- INFORMATION SHOWN
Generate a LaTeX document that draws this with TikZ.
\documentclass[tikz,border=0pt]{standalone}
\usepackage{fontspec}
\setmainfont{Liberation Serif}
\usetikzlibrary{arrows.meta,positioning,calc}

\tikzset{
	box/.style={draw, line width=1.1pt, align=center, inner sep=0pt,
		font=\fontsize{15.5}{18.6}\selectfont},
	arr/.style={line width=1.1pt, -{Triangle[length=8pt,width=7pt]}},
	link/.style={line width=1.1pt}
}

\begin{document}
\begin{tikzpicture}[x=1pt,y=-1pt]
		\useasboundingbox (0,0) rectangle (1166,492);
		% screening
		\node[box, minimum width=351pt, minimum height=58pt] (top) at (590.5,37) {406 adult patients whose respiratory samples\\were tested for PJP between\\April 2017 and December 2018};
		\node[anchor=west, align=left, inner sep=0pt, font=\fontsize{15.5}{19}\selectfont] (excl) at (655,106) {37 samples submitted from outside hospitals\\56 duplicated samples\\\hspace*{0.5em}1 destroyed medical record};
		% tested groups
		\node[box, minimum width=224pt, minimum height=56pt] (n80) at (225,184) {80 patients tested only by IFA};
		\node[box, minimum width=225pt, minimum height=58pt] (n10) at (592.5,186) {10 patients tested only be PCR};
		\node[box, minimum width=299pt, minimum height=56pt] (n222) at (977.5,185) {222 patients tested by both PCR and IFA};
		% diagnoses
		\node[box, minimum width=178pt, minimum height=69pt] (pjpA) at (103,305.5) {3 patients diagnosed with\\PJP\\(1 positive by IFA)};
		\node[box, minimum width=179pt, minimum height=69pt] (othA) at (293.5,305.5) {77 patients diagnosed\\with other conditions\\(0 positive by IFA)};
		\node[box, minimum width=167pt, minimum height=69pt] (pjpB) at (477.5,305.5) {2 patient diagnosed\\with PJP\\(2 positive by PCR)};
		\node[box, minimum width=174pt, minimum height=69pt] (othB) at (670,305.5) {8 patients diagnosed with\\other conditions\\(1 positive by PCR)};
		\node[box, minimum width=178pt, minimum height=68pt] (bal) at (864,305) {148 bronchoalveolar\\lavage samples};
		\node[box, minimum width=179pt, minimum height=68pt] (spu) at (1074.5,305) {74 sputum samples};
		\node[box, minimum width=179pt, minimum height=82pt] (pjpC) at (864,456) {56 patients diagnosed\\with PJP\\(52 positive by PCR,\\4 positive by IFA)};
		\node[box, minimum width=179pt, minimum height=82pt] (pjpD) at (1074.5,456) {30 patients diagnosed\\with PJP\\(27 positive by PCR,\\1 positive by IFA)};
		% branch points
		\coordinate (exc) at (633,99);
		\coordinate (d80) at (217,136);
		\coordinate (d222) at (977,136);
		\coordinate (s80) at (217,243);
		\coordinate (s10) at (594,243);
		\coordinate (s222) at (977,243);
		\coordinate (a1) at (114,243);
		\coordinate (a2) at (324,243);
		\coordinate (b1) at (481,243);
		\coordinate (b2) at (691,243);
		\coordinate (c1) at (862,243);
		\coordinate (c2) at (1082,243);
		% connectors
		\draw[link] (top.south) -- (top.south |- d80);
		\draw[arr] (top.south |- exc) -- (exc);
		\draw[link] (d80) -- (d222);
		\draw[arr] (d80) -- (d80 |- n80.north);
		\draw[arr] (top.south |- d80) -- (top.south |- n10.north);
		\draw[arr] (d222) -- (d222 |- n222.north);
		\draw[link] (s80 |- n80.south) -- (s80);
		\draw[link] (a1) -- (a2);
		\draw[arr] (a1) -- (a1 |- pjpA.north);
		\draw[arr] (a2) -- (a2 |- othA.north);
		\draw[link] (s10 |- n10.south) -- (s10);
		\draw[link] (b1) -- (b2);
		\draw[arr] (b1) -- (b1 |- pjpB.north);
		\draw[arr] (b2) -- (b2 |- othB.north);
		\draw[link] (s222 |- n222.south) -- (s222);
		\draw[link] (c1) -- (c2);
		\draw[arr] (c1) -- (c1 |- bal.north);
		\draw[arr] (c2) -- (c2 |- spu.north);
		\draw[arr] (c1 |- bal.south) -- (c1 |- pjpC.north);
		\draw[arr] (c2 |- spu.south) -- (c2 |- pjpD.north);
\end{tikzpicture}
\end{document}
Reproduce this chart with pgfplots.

- DIRECTIONS
Write out every entry word for word.

- REPLY
Generate a LaTeX document that draws this with TikZ.
\documentclass[tikz,border=0pt]{standalone}
\usepackage{fontspec}
\setmainfont{Liberation Serif}
\usetikzlibrary{arrows.meta,positioning,calc}

\tikzset{
	box/.style={draw, line width=1.1pt, align=center, inner sep=0pt,
		font=\fontsize{15.5}{18.6}\selectfont},
	arr/.style={line width=1.1pt, -{Triangle[length=8pt,width=7pt]}},
	link/.style={line width=1.1pt}
}

\begin{document}
\begin{tikzpicture}[x=1pt,y=-1pt]
		\useasboundingbox (0,0) rectangle (1166,492);
		% screening
		\node[box, minimum width=351pt, minimum height=58pt] (top) at (590.5,37) {406 adult patients whose respiratory samples\\were tested for PJP between\\April 2017 and December 2018};
		\node[anchor=west, align=left, inner sep=0pt, font=\fontsize{15.5}{19}\selectfont] (excl) at (655,106) {37 samples submitted from outside hospitals\\56 duplicated samples\\\hspace*{0.5em}1 destroyed medical record};
		% tested groups
		\node[box, minimum width=224pt, minimum height=56pt] (n80) at (225,184) {80 patients tested only by IFA};
		\node[box, minimum width=225pt, minimum height=58pt] (n10) at (592.5,186) {10 patients tested only be PCR};
		\node[box, minimum width=299pt, minimum height=56pt] (n222) at (977.5,185) {222 patients tested by both PCR and IFA};
		% diagnoses
		\node[box, minimum width=178pt, minimum height=69pt] (pjpA) at (103,305.5) {3 patients diagnosed with\\PJP\\(1 positive by IFA)};
		\node[box, minimum width=179pt, minimum height=69pt] (othA) at (293.5,305.5) {77 patients diagnosed\\with other conditions\\(0 positive by IFA)};
		\node[box, minimum width=167pt, minimum height=69pt] (pjpB) at (477.5,305.5) {2 patient diagnosed\\with PJP\\(2 positive by PCR)};
		\node[box, minimum width=174pt, minimum height=69pt] (othB) at (670,305.5) {8 patients diagnosed with\\other conditions\\(1 positive by PCR)};
		\node[box, minimum width=178pt, minimum height=68pt] (bal) at (864,305) {148 bronchoalveolar\\lavage samples};
		\node[box, minimum width=179pt, minimum height=68pt] (spu) at (1074.5,305) {74 sputum samples};
		\node[box, minimum width=179pt, minimum height=82pt] (pjpC) at (864,456) {56 patients diagnosed\\with PJP\\(52 positive by PCR,\\4 positive by IFA)};
		\node[box, minimum width=179pt, minimum height=82pt] (pjpD) at (1074.5,456) {30 patients diagnosed\\with PJP\\(27 positive by PCR,\\1 positive by IFA)};
		% branch points
		\coordinate (exc) at (633,99);
		\coordinate (d80) at (217,136);
		\coordinate (d222) at (977,136);
		\coordinate (s80) at (217,243);
		\coordinate (s10) at (594,243);
		\coordinate (s222) at (977,243);
		\coordinate (a1) at (114,243);
		\coordinate (a2) at (324,243);
		\coordinate (b1) at (481,243);
		\coordinate (b2) at (691,243);
		\coordinate (c1) at (862,243);
		\coordinate (c2) at (1082,243);
		% connectors
		\draw[link] (top.south) -- (top.south |- d80);
		\draw[arr] (top.south |- exc) -- (exc);
		\draw[link] (d80) -- (d222);
		\draw[arr] (d80) -- (d80 |- n80.north);
		\draw[arr] (top.south |- d80) -- (top.south |- n10.north);
		\draw[arr] (d222) -- (d222 |- n222.north);
		\draw[link] (s80 |- n80.south) -- (s80);
		\draw[link] (a1) -- (a2);
		\draw[arr] (a1) -- (a1 |- pjpA.north);
		\draw[arr] (a2) -- (a2 |- othA.north);
		\draw[link] (s10 |- n10.south) -- (s10);
		\draw[link] (b1) -- (b2);
		\draw[arr] (b1) -- (b1 |- pjpB.north);
		\draw[arr] (b2) -- (b2 |- othB.north);
		\draw[link] (s222 |- n222.south) -- (s222);
		\draw[link] (c1) -- (c2);
		\draw[arr] (c1) -- (c1 |- bal.north);
		\draw[arr] (c2) -- (c2 |- spu.north);
		\draw[arr] (c1 |- bal.south) -- (c1 |- pjpC.north);
		\draw[arr] (c2 |- spu.south) -- (c2 |- pjpD.north);
\end{tikzpicture}
\end{document}
Reproduce this chart with pgfplots.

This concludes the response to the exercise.